»»

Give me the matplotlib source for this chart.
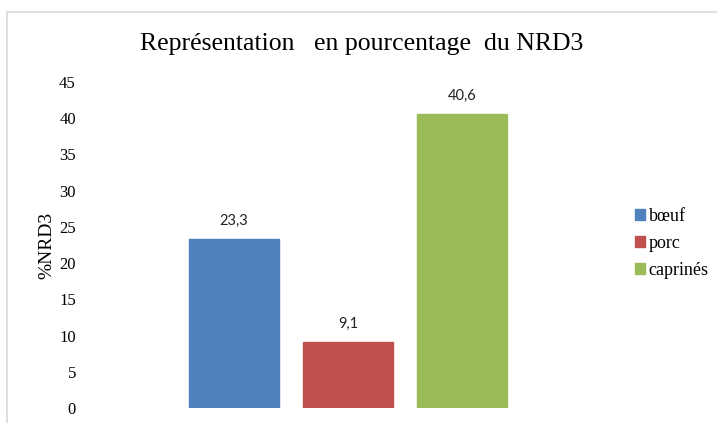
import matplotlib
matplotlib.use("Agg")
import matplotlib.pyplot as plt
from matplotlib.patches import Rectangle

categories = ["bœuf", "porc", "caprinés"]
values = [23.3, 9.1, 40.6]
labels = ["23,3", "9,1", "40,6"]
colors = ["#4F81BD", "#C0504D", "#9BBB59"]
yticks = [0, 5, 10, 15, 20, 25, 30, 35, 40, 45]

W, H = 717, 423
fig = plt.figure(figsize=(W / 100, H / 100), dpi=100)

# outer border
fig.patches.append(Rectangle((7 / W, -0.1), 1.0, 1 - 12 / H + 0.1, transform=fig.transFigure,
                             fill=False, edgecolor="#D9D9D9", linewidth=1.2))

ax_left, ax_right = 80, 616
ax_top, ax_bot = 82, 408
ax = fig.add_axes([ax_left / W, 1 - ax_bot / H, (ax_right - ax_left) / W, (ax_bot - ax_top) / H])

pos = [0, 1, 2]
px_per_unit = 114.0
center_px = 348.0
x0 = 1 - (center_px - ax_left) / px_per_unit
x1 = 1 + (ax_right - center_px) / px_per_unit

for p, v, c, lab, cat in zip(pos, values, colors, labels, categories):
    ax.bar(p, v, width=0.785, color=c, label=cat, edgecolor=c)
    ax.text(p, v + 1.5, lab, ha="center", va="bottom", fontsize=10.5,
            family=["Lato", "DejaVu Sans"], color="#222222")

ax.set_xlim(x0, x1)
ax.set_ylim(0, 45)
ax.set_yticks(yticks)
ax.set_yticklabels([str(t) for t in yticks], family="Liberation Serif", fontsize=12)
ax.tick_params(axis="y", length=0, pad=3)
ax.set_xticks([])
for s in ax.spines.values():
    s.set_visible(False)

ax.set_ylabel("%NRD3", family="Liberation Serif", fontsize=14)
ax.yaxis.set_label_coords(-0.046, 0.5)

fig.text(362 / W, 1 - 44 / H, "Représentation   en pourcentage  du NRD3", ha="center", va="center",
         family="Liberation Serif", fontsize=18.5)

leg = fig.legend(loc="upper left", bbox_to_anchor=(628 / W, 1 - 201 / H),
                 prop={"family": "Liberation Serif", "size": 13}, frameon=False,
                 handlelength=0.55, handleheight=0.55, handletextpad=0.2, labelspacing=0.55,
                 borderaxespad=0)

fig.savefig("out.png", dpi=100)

««

→ GOAL:
Each line of the data should be quoted exactly, with pictures left out.

→ WRITTEN ANSWER:
Give me the matplotlib source for this chart.
import matplotlib
matplotlib.use("Agg")
import matplotlib.pyplot as plt
from matplotlib.patches import Rectangle

categories = ["bœuf", "porc", "caprinés"]
values = [23.3, 9.1, 40.6]
labels = ["23,3", "9,1", "40,6"]
colors = ["#4F81BD", "#C0504D", "#9BBB59"]
yticks = [0, 5, 10, 15, 20, 25, 30, 35, 40, 45]

W, H = 717, 423
fig = plt.figure(figsize=(W / 100, H / 100), dpi=100)

# outer border
fig.patches.append(Rectangle((7 / W, -0.1), 1.0, 1 - 12 / H + 0.1, transform=fig.transFigure,
                             fill=False, edgecolor="#D9D9D9", linewidth=1.2))

ax_left, ax_right = 80, 616
ax_top, ax_bot = 82, 408
ax = fig.add_axes([ax_left / W, 1 - ax_bot / H, (ax_right - ax_left) / W, (ax_bot - ax_top) / H])

pos = [0, 1, 2]
px_per_unit = 114.0
center_px = 348.0
x0 = 1 - (center_px - ax_left) / px_per_unit
x1 = 1 + (ax_right - center_px) / px_per_unit

for p, v, c, lab, cat in zip(pos, values, colors, labels, categories):
    ax.bar(p, v, width=0.785, color=c, label=cat, edgecolor=c)
    ax.text(p, v + 1.5, lab, ha="center", va="bottom", fontsize=10.5,
            family=["Lato", "DejaVu Sans"], color="#222222")

ax.set_xlim(x0, x1)
ax.set_ylim(0, 45)
ax.set_yticks(yticks)
ax.set_yticklabels([str(t) for t in yticks], family="Liberation Serif", fontsize=12)
ax.tick_params(axis="y", length=0, pad=3)
ax.set_xticks([])
for s in ax.spines.values():
    s.set_visible(False)

ax.set_ylabel("%NRD3", family="Liberation Serif", fontsize=14)
ax.yaxis.set_label_coords(-0.046, 0.5)

fig.text(362 / W, 1 - 44 / H, "Représentation   en pourcentage  du NRD3", ha="center", va="center",
         family="Liberation Serif", fontsize=18.5)

leg = fig.legend(loc="upper left", bbox_to_anchor=(628 / W, 1 - 201 / H),
                 prop={"family": "Liberation Serif", "size": 13}, frameon=False,
                 handlelength=0.55, handleheight=0.55, handletextpad=0.2, labelspacing=0.55,
                 borderaxespad=0)

fig.savefig("out.png", dpi=100)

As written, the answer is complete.